| SHORT PROBLEM |
Give all the lines below again, exactly, with no pictures.

══════════

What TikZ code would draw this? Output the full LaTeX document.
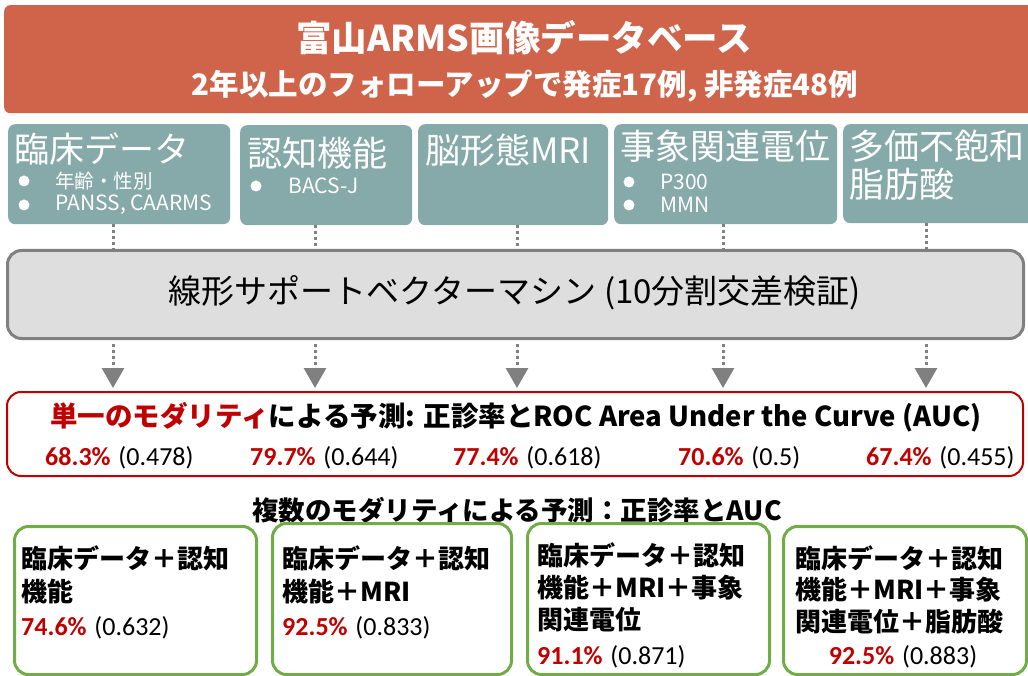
\documentclass[tikz,border=0pt]{standalone}
\usepackage{fontspec}
\newfontfamily\jp{Noto Sans CJK JP}
\newfontfamily\car{Carlito}
\usetikzlibrary{arrows.meta,calc}
\definecolor{bannerc}{RGB}{207,100,74}
\definecolor{tealc}{RGB}{134,169,169}
\definecolor{dred}{RGB}{192,0,0}
\definecolor{grnc}{RGB}{112,173,71}
\definecolor{svmfill}{RGB}{222,222,222}
\definecolor{grayc}{RGB}{128,128,128}
\newcommand\fsz[1]{\fontsize{#1}{#1}\selectfont}
\newcommand\pct[2]{{\car\bfseries\color{dred}#1}~{\car #2}}
\tikzset{
  tealbox/.style={fill=tealc, rounded corners=7pt, anchor=north west, inner sep=0},
  ttl/.style={anchor=west, text=white, font=\jp\fsz{35}, inner sep=0},
  bul/.style={anchor=west, text=white, font=\jp\fsz{21}, inner sep=0},
  dot/.style={circle, fill=white, inner sep=0, minimum size=11pt},
  upline/.style={draw=grayc, line width=3pt, dash pattern=on 3pt off 3pt},
  downarr/.style={draw=grayc, fill=grayc, line width=3pt, dash pattern=on 3pt off 3pt, -{Triangle[width=22pt,length=20pt]}},
  gbox/.style={draw=grnc, line width=3pt, rounded corners=14pt, anchor=north west, inner sep=0},
  gtxt/.style={anchor=west, font=\jp\bfseries\fsz{26}, inner sep=0},
  vtxt/.style={anchor=west, font=\fsz{26}, inner sep=0},
}
\begin{document}
\begin{tikzpicture}[x=1pt,y=-1pt]
\useasboundingbox (0,0) rectangle (1028,676);
% banner
\node[fill=bannerc, rounded corners=6pt, anchor=north west, inner sep=0, minimum width=1040pt, minimum height=108pt] (banner) at (4,5) {};
\node[text=white, font=\jp\bfseries\fsz{35.5}, inner sep=0] (title) at (524,38) {富山ARMS画像データベース};
\node[text=white, font=\jp\bfseries\fsz{29.5}, inner sep=0] (sub) at (525,86) {2年以上のフォローアップで発症17例, 非発症48例};
% teal boxes
\node[tealbox, minimum width=222pt, minimum height=100pt] (b1) at (8,124) {};
\node[tealbox, minimum width=172pt, minimum height=100pt] (b2) at (240,125) {};
\node[tealbox, minimum width=190pt, minimum height=101pt] (b3) at (418,124) {};
\node[tealbox, minimum width=223pt, minimum height=100pt] (b4) at (614,124) {};
\node[tealbox, minimum width=200pt, minimum height=99pt] (b5) at (843,124) {};
\node[ttl] (t1) at (14,149) {臨床データ};
\node[dot] (d11) at (24,181) {};
\node[bul, font=\jp\fsz{19.5}] (s11) at (55,181) {年齢・性別};
\node[dot] (d12) at (24,205) {};
\node[bul] (s12) at (55,205) {PANSS, CAARMS};
\node[ttl] (t2) at (247,153) {認知機能};
\node[dot] (d21) at (256,186) {};
\node[bul] (s21) at (288,186) {BACS-J};
\node[ttl] (t3) at (425,150) {脳形態MRI};
\node[ttl] (t4) at (620,146) {事象関連電位};
\node[dot] (d41) at (629,182) {};
\node[bul] (s41) at (660,182) {P300};
\node[dot] (d42) at (629,205) {};
\node[bul] (s42) at (660,205) {MMN};
\node[ttl] (t5) at (849,146) {多価不飽和};
\node[ttl] (t52) at (849,184) {脂肪酸};
% SVM
\node[draw=grayc, fill=svmfill, line width=3pt, rounded corners=14pt, anchor=north west, inner sep=0, minimum width=1016pt, minimum height=88pt] (svm) at (6,249) {};
\node[font=\jp\fsz{33}, inner sep=0] (svmt) at (515,293) {線形サポートベクターマシン (10分割交差検証)};
% connector coordinates
\coordinate (c1) at (113,249);
\coordinate (c2) at (315,249);
\coordinate (c3) at (517,249);
\coordinate (c4) at (723,249);
\coordinate (c5) at (926,249);
% red box
\node[draw=dred, line width=2pt, rounded corners=14pt, anchor=north west, inner sep=0, minimum width=1016pt, minimum height=84pt] (red) at (6,391) {};
\foreach \c/\b in {c1/b1,c2/b2,c3/b3,c4/b4,c5/b5}{
  \draw[upline] (\c |- \b.south) -- (\c);
  \draw[downarr] ($(\c |- svm.south)+(0,4)$) -- ($(\c |- red.north)+(0,-3)$);
}
\node[font=\jp\bfseries\fsz{27.5}, inner sep=0] (rh) at (516,417) {{\color{dred}単一のモダリティ}による予測: 正診率とROC Area Under the Curve (AUC)};
\node[vtxt] (v1) at (45,458) {\pct{68.3\%}{(0.478)}};
\node[vtxt] (v2) at (250,458) {\pct{79.7\%}{(0.644)}};
\node[vtxt] (v3) at (453,458) {\pct{77.4\%}{(0.618)}};
\node[vtxt] (v4) at (678,458) {\pct{70.6\%}{(0.5)}};
\node[vtxt] (v5) at (866,458) {\pct{67.4\%}{(0.455)}};
% multi heading
\node[font=\jp\bfseries\fsz{26.5}, inner sep=0] (mh) at (517,510) {複数のモダリティによる予測：正診率とAUC};
% green boxes
\node[gbox, minimum width=242pt, minimum height=148pt] (g1) at (13,525) {};
\node[gbox, minimum width=239pt, minimum height=151pt] (g2) at (271,522) {};
\node[gbox, minimum width=242pt, minimum height=151pt] (g3) at (526,522) {};
\node[gbox, minimum width=243pt, minimum height=148pt] (g4) at (782,525) {};
\node[gtxt] (g1a) at (21,558) {臨床データ＋認知};
\node[gtxt] (g1b) at (21,592) {機能};
\node[vtxt] (g1c) at (21,628) {\pct{74.6\%}{(0.632)}};
\node[gtxt] (g2a) at (282,558) {臨床データ＋認知};
\node[gtxt] (g2b) at (282,592) {機能＋MRI};
\node[vtxt] (g2c) at (282,628) {\pct{92.5\%}{(0.833)}};
\node[gtxt] (g3a) at (537,555) {臨床データ＋認知};
\node[gtxt] (g3b) at (537,588) {機能＋MRI＋事象};
\node[gtxt] (g3c) at (537,620) {関連電位};
\node[vtxt] (g3d) at (537,657) {\pct{91.1\%}{(0.871)}};
\node[gtxt] (g4a) at (795,558) {臨床データ＋認知};
\node[gtxt] (g4b) at (795,590) {機能＋MRI＋事象};
\node[gtxt] (g4c) at (795,622) {関連電位＋脂肪酸};
\node[font=\fsz{26}, inner sep=0] (g4d) at (903,657) {\pct{92.5\%}{(0.883)}};
\end{tikzpicture}
\end{document}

══════════

| SOLVED EXERCISE |
What TikZ code would draw this? Output the full LaTeX document.
\documentclass[tikz,border=0pt]{standalone}
\usepackage{fontspec}
\newfontfamily\jp{Noto Sans CJK JP}
\newfontfamily\car{Carlito}
\usetikzlibrary{arrows.meta,calc}
\definecolor{bannerc}{RGB}{207,100,74}
\definecolor{tealc}{RGB}{134,169,169}
\definecolor{dred}{RGB}{192,0,0}
\definecolor{grnc}{RGB}{112,173,71}
\definecolor{svmfill}{RGB}{222,222,222}
\definecolor{grayc}{RGB}{128,128,128}
\newcommand\fsz[1]{\fontsize{#1}{#1}\selectfont}
\newcommand\pct[2]{{\car\bfseries\color{dred}#1}~{\car #2}}
\tikzset{
  tealbox/.style={fill=tealc, rounded corners=7pt, anchor=north west, inner sep=0},
  ttl/.style={anchor=west, text=white, font=\jp\fsz{35}, inner sep=0},
  bul/.style={anchor=west, text=white, font=\jp\fsz{21}, inner sep=0},
  dot/.style={circle, fill=white, inner sep=0, minimum size=11pt},
  upline/.style={draw=grayc, line width=3pt, dash pattern=on 3pt off 3pt},
  downarr/.style={draw=grayc, fill=grayc, line width=3pt, dash pattern=on 3pt off 3pt, -{Triangle[width=22pt,length=20pt]}},
  gbox/.style={draw=grnc, line width=3pt, rounded corners=14pt, anchor=north west, inner sep=0},
  gtxt/.style={anchor=west, font=\jp\bfseries\fsz{26}, inner sep=0},
  vtxt/.style={anchor=west, font=\fsz{26}, inner sep=0},
}
\begin{document}
\begin{tikzpicture}[x=1pt,y=-1pt]
\useasboundingbox (0,0) rectangle (1028,676);
% banner
\node[fill=bannerc, rounded corners=6pt, anchor=north west, inner sep=0, minimum width=1040pt, minimum height=108pt] (banner) at (4,5) {};
\node[text=white, font=\jp\bfseries\fsz{35.5}, inner sep=0] (title) at (524,38) {富山ARMS画像データベース};
\node[text=white, font=\jp\bfseries\fsz{29.5}, inner sep=0] (sub) at (525,86) {2年以上のフォローアップで発症17例, 非発症48例};
% teal boxes
\node[tealbox, minimum width=222pt, minimum height=100pt] (b1) at (8,124) {};
\node[tealbox, minimum width=172pt, minimum height=100pt] (b2) at (240,125) {};
\node[tealbox, minimum width=190pt, minimum height=101pt] (b3) at (418,124) {};
\node[tealbox, minimum width=223pt, minimum height=100pt] (b4) at (614,124) {};
\node[tealbox, minimum width=200pt, minimum height=99pt] (b5) at (843,124) {};
\node[ttl] (t1) at (14,149) {臨床データ};
\node[dot] (d11) at (24,181) {};
\node[bul, font=\jp\fsz{19.5}] (s11) at (55,181) {年齢・性別};
\node[dot] (d12) at (24,205) {};
\node[bul] (s12) at (55,205) {PANSS, CAARMS};
\node[ttl] (t2) at (247,153) {認知機能};
\node[dot] (d21) at (256,186) {};
\node[bul] (s21) at (288,186) {BACS-J};
\node[ttl] (t3) at (425,150) {脳形態MRI};
\node[ttl] (t4) at (620,146) {事象関連電位};
\node[dot] (d41) at (629,182) {};
\node[bul] (s41) at (660,182) {P300};
\node[dot] (d42) at (629,205) {};
\node[bul] (s42) at (660,205) {MMN};
\node[ttl] (t5) at (849,146) {多価不飽和};
\node[ttl] (t52) at (849,184) {脂肪酸};
% SVM
\node[draw=grayc, fill=svmfill, line width=3pt, rounded corners=14pt, anchor=north west, inner sep=0, minimum width=1016pt, minimum height=88pt] (svm) at (6,249) {};
\node[font=\jp\fsz{33}, inner sep=0] (svmt) at (515,293) {線形サポートベクターマシン (10分割交差検証)};
% connector coordinates
\coordinate (c1) at (113,249);
\coordinate (c2) at (315,249);
\coordinate (c3) at (517,249);
\coordinate (c4) at (723,249);
\coordinate (c5) at (926,249);
% red box
\node[draw=dred, line width=2pt, rounded corners=14pt, anchor=north west, inner sep=0, minimum width=1016pt, minimum height=84pt] (red) at (6,391) {};
\foreach \c/\b in {c1/b1,c2/b2,c3/b3,c4/b4,c5/b5}{
  \draw[upline] (\c |- \b.south) -- (\c);
  \draw[downarr] ($(\c |- svm.south)+(0,4)$) -- ($(\c |- red.north)+(0,-3)$);
}
\node[font=\jp\bfseries\fsz{27.5}, inner sep=0] (rh) at (516,417) {{\color{dred}単一のモダリティ}による予測: 正診率とROC Area Under the Curve (AUC)};
\node[vtxt] (v1) at (45,458) {\pct{68.3\%}{(0.478)}};
\node[vtxt] (v2) at (250,458) {\pct{79.7\%}{(0.644)}};
\node[vtxt] (v3) at (453,458) {\pct{77.4\%}{(0.618)}};
\node[vtxt] (v4) at (678,458) {\pct{70.6\%}{(0.5)}};
\node[vtxt] (v5) at (866,458) {\pct{67.4\%}{(0.455)}};
% multi heading
\node[font=\jp\bfseries\fsz{26.5}, inner sep=0] (mh) at (517,510) {複数のモダリティによる予測：正診率とAUC};
% green boxes
\node[gbox, minimum width=242pt, minimum height=148pt] (g1) at (13,525) {};
\node[gbox, minimum width=239pt, minimum height=151pt] (g2) at (271,522) {};
\node[gbox, minimum width=242pt, minimum height=151pt] (g3) at (526,522) {};
\node[gbox, minimum width=243pt, minimum height=148pt] (g4) at (782,525) {};
\node[gtxt] (g1a) at (21,558) {臨床データ＋認知};
\node[gtxt] (g1b) at (21,592) {機能};
\node[vtxt] (g1c) at (21,628) {\pct{74.6\%}{(0.632)}};
\node[gtxt] (g2a) at (282,558) {臨床データ＋認知};
\node[gtxt] (g2b) at (282,592) {機能＋MRI};
\node[vtxt] (g2c) at (282,628) {\pct{92.5\%}{(0.833)}};
\node[gtxt] (g3a) at (537,555) {臨床データ＋認知};
\node[gtxt] (g3b) at (537,588) {機能＋MRI＋事象};
\node[gtxt] (g3c) at (537,620) {関連電位};
\node[vtxt] (g3d) at (537,657) {\pct{91.1\%}{(0.871)}};
\node[gtxt] (g4a) at (795,558) {臨床データ＋認知};
\node[gtxt] (g4b) at (795,590) {機能＋MRI＋事象};
\node[gtxt] (g4c) at (795,622) {関連電位＋脂肪酸};
\node[font=\fsz{26}, inner sep=0] (g4d) at (903,657) {\pct{92.5\%}{(0.883)}};
\end{tikzpicture}
\end{document}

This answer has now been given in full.